Rustad also wants to axe B.C.’s speculation and vacancy tax, which Eby says has added 20,000 units to the long-term rental market, and repeal rules restricting short-term rentals on platforms such as Airbnb and Vrbo to an operator’s principal residence or one secondary suite.

“(First) of all it was foreigners, and then it was speculators, and then it was vacant properties, and then it was Airbnbs, instead of pointing at the real problem, which is government, and government is getting in the way,” Rustad said during the televised leaders’ debate.

Rustad has also promised to speed up approvals for rezoning and development applications, and to step in if a city fails to meet the six-month target.

Eby’s approach to clearing zoning and regulatory hurdles includes legislation passed last fall that requires municipalities with more than 5,000 residents to allow small-scale, multi-unit housing on lots previously zoned for single family homes.

The New Democrats have also recently announced a series of free, standardized building designs and a plan to fast-track prefabricated homes in the province.
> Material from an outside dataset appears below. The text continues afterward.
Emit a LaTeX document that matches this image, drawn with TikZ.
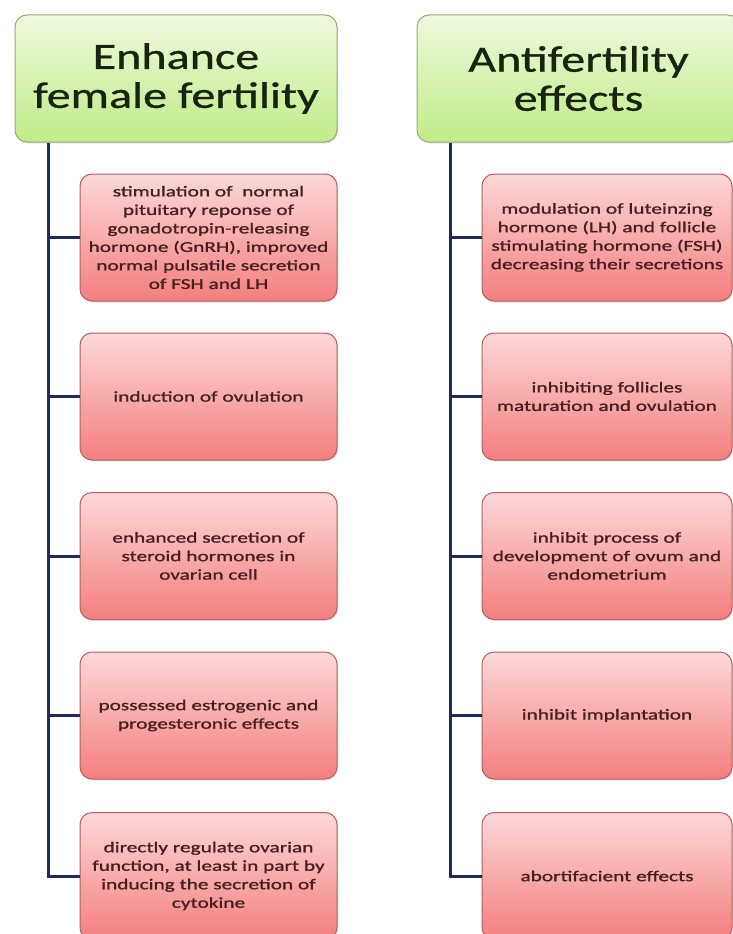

A statement from B.C.’s Housing Ministry said more than 90 per cent of 188 local governments had adopted the New Democrats’ small-scale, multi-unit housing legislation as of last month, while 21 had received extensions allowing more time.

Rustad has pledged to repeal that law too, describing Eby’s approach as “authoritarian.”

The Greens are meanwhile pledging to spend $650 million in annual infrastructure funding for communities, increase subsidies for elderly renters, and bring in vacancy control measures to prevent landlords from drastically raising rents for new tenants.

Yan likened the Oct. 19 election to a “referendum about the course that David Eby has set” for housing, with Rustad “offering a completely different direction.”

Regardless of which party and leader emerges victorious, Yan said B.C.’s next government will be working against the clock, as well as cost pressures.

Yan said failing to deliver affordable homes for everyone, particularly people living on B.C. streets and young, working families, came at a cost to the whole province.

“It diminishes us as a society, but then also as an economy.”